Connie falling for him didn’t completely surprise me, though. She admits her attraction had been superficial – he was completely gorgeous in his youth – and as a photographer of small renown, she has always been attracted to beauty. While she has matured and grown a bit wiser, she is still drawn primarily to style over substance. She is concerned with the image her home, friends, and family put forth and has always longed for a literally picture-perfect life. It is no surprise, perhaps, that her husband and two other daughters don’t exist in any sort of depth in the story until near the end, because in many ways, they are just props to Connie, loved more for the role they play in her life (perfect spouse, darling daughters) than for who they actually are. Connie isn’t a bad person – she is kind and tries to be thoughtful of the needs of everyone around her – she just isn’t living deeply enough to intelligently handle tragedy when it arrives at her door.
Zac is a dreamer. A middle-class kid with practical parents, he’s always been drawn to the fun, the new, the different, and glittery. Fran embodies everything he admires; her poised sophistication, keen intelligence, and confidence are qualities he wants for himself and his future. A trivial mistake he made has snowballed because of his own inept handling, and he now worries that not only will it affect him, but it will absolutely destroy whatever future he could have with Fran and the baby. Selfishly, he remains enmeshed with them, hoping it will all somehow work itself out.
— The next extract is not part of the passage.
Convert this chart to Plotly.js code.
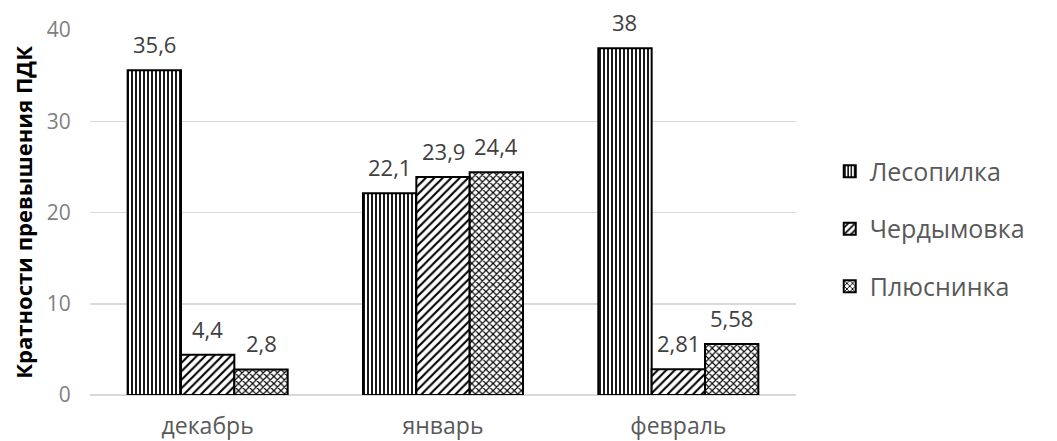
<!DOCTYPE html>
<html><head><meta charset="utf-8">
<script src="https://cdn.plot.ly/plotly-3.0.1.min.js"></script>
<style>html,body{margin:0;padding:0;background:#fff}#chart{width:1057px;height:441px}</style>
</head><body><div id="chart"></div>
<script>
const categories = ["декабрь", "январь", "февраль"];
const seriesNames = ["Лесопилка", "Чердымовка", "Плюснинка"];
const lesopilka = [35.6, 22.1, 38];
const cherdymovka = [4.4, 23.9, 2.81];
const plyusninka = [2.8, 24.4, 5.58];
const yTicks = [0, 10, 20, 30, 40];
const yTitle = "Кратности превышения ПДК";

const patterns = [
  {shape: "|", size: 4, solidity: 0.45},
  {shape: "/", size: 6, solidity: 0.35},
  {shape: "x", size: 5, solidity: 0.4}
];
const fmt = v => String(v).replace('.', ',');
const font = '"Open Sans", "Noto Sans", sans-serif';
const allSeries = [lesopilka, cherdymovka, plyusninka];
const bargap = 0.32;
const barW = (1 - bargap) / allSeries.length;

const traces = allSeries.map((vals, i) => ({
  type: "bar",
  name: seriesNames[i],
  x: categories,
  y: vals,
  legendgroup: "g" + i,
  marker: {
    color: "#ffffff",
    line: {color: "#000000", width: 2},
    pattern: Object.assign({fgcolor: "#000000", bgcolor: "#ffffff", fillmode: "replace"}, patterns[i])
  },
  hoverinfo: "skip"
}));

const annotations = [];
allSeries.forEach((vals, i) => {
  vals.forEach((v, c) => {
    annotations.push({
      x: c + (i - (allSeries.length - 1) / 2) * barW,
      y: v, xref: "x", yref: "y",
      text: fmt(v), showarrow: false,
      xanchor: "center", yanchor: "bottom", yshift: 9,
      font: {family: font, size: 22, color: "#404040"}
    });
  });
});
annotations.push({
  text: yTitle, textangle: -90, showarrow: false,
  xref: "paper", yref: "paper", x: -0.096, y: 0.5,
  xanchor: "center", yanchor: "middle",
  font: {family: font, size: 22, color: "#000000", weight: "bold"}
});

const layout = {
  width: 1057, height: 441,
  margin: {l: 90, r: 261, t: 30, b: 46, autoexpand: false},
  paper_bgcolor: "#ffffff", plot_bgcolor: "#ffffff",
  barmode: "group", bargap: bargap, bargroupgap: 0,
  font: {family: font, color: "#595959"},
  showlegend: true,
  annotations: annotations,
  legend: {
    x: 0.785, xref: "container", xanchor: "left",
    y: 0.455, yanchor: "middle",
    bgcolor: "rgba(0,0,0,0)",
    font: {family: font, size: 25, color: "#595959"},
    tracegroupgap: 22, itemwidth: 30
  },
  xaxis: {
    type: "category",
    tickfont: {family: font, size: 23, color: "#595959"},
    showline: false, ticks: "outside", ticklen: 10, tickcolor: "rgba(0,0,0,0)", showgrid: false
  },
  yaxis: {
    range: [0, 40], tickvals: yTicks, ticktext: yTicks.map(String),
    tickfont: {family: font, size: 21, color: "#7f7f7f"},
    showgrid: true, gridcolor: "#d9d9d9", gridwidth: 1.5,
    zeroline: true, zerolinecolor: "#d9d9d9", zerolinewidth: 1.5,
    ticks: "outside", ticklen: 14, tickcolor: "rgba(0,0,0,0)"
  }
};
Plotly.newPlot("chart", traces, layout, {staticPlot: true, displayModeBar: false});
</script></body></html>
It is no wonder that these characters find themselves tangled in the problems that drive Our Beautiful Mess. Their attitude that life owes them easy solutions to the trouble they create drives the plot, but their selfishness is so innocent and subconscious; they are so completely unaware of the fact that they are being demanding and self-indulgent that we feel a tad more empathy than disgust for them. If you are a fan of Ms. Parks or love emotional, jumbled domestic thrillers, I think the strong, complex characters will ensure you will like this one. The author’s prose flows eloquently across the page, and she pulls you easily into the chaos that our entitled little band creates for itself. If, on the other hand, you demand credibility from your thrillers, you’ll need to skip this. It just doesn’t meet that standard.